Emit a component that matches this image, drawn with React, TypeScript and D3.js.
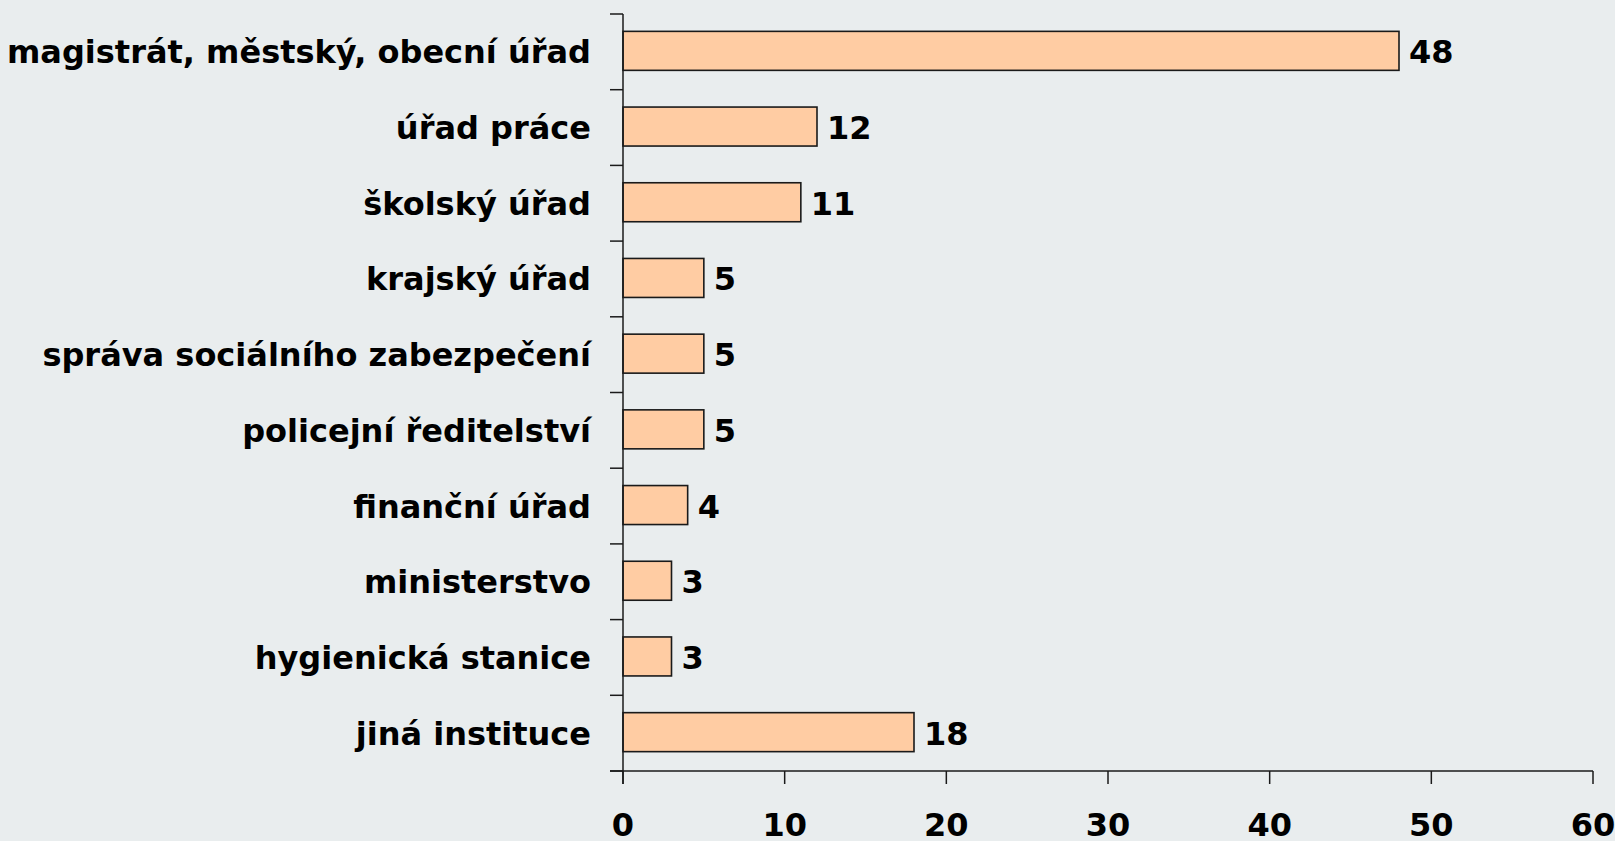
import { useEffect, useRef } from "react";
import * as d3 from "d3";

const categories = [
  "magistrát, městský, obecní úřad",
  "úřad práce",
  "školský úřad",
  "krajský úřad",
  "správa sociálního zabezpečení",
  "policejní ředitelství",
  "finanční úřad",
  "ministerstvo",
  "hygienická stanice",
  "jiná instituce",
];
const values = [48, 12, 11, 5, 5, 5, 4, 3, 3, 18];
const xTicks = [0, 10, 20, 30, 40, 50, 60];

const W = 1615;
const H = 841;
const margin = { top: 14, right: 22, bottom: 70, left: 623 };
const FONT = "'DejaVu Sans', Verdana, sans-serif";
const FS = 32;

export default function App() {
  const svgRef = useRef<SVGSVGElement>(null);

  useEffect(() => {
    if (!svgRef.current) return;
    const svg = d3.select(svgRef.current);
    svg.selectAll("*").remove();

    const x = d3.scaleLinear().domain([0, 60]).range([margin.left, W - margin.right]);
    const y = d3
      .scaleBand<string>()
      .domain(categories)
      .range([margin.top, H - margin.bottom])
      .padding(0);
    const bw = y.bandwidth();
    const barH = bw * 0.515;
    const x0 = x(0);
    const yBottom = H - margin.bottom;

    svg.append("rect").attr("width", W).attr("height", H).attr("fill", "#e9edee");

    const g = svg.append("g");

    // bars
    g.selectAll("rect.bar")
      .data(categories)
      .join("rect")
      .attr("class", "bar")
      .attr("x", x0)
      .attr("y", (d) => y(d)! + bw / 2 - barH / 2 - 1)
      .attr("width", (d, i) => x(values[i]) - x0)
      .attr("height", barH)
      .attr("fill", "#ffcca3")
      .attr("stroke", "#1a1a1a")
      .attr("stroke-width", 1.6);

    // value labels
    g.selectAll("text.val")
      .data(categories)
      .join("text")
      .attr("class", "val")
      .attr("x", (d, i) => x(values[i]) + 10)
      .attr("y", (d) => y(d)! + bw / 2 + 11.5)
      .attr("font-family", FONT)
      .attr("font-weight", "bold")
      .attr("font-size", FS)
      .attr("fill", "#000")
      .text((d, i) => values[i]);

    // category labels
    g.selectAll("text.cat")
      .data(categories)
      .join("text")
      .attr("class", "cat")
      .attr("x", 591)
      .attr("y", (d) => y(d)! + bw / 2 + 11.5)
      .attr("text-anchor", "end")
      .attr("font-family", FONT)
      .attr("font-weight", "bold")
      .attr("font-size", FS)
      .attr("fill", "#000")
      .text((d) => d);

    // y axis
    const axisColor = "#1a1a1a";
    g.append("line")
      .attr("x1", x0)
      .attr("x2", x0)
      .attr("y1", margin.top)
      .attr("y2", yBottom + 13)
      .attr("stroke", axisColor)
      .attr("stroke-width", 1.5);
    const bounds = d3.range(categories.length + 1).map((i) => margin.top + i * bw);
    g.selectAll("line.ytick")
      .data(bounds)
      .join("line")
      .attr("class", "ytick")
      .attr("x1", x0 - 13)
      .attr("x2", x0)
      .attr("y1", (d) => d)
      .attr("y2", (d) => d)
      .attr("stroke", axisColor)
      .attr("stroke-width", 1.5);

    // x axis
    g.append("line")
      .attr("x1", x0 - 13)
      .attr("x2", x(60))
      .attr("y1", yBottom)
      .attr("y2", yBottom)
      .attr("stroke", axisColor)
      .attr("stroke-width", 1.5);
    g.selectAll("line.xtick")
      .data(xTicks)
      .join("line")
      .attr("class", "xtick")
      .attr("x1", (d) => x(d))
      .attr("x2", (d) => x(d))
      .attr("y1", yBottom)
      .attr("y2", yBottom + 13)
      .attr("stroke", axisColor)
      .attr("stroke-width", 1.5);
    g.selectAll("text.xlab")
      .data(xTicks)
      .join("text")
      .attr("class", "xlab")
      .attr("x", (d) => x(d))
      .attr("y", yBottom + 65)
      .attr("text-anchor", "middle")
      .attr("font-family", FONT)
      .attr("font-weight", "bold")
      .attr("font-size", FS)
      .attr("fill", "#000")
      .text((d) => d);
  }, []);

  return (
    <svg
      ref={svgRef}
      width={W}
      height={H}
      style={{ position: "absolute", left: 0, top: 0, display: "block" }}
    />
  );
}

Problem: Please reproduce the listing exactly from its opening line through the line that contains "const xTicks = [0, 10, 20, 30, 40, 50, 60];", both included, with all pictures omitted.

Final result:
Emit a component that matches this image, drawn with React, TypeScript and D3.js.
import { useEffect, useRef } from "react";
import * as d3 from "d3";

const categories = [
  "magistrát, městský, obecní úřad",
  "úřad práce",
  "školský úřad",
  "krajský úřad",
  "správa sociálního zabezpečení",
  "policejní ředitelství",
  "finanční úřad",
  "ministerstvo",
  "hygienická stanice",
  "jiná instituce",
];
const values = [48, 12, 11, 5, 5, 5, 4, 3, 3, 18];
const xTicks = [0, 10, 20, 30, 40, 50, 60];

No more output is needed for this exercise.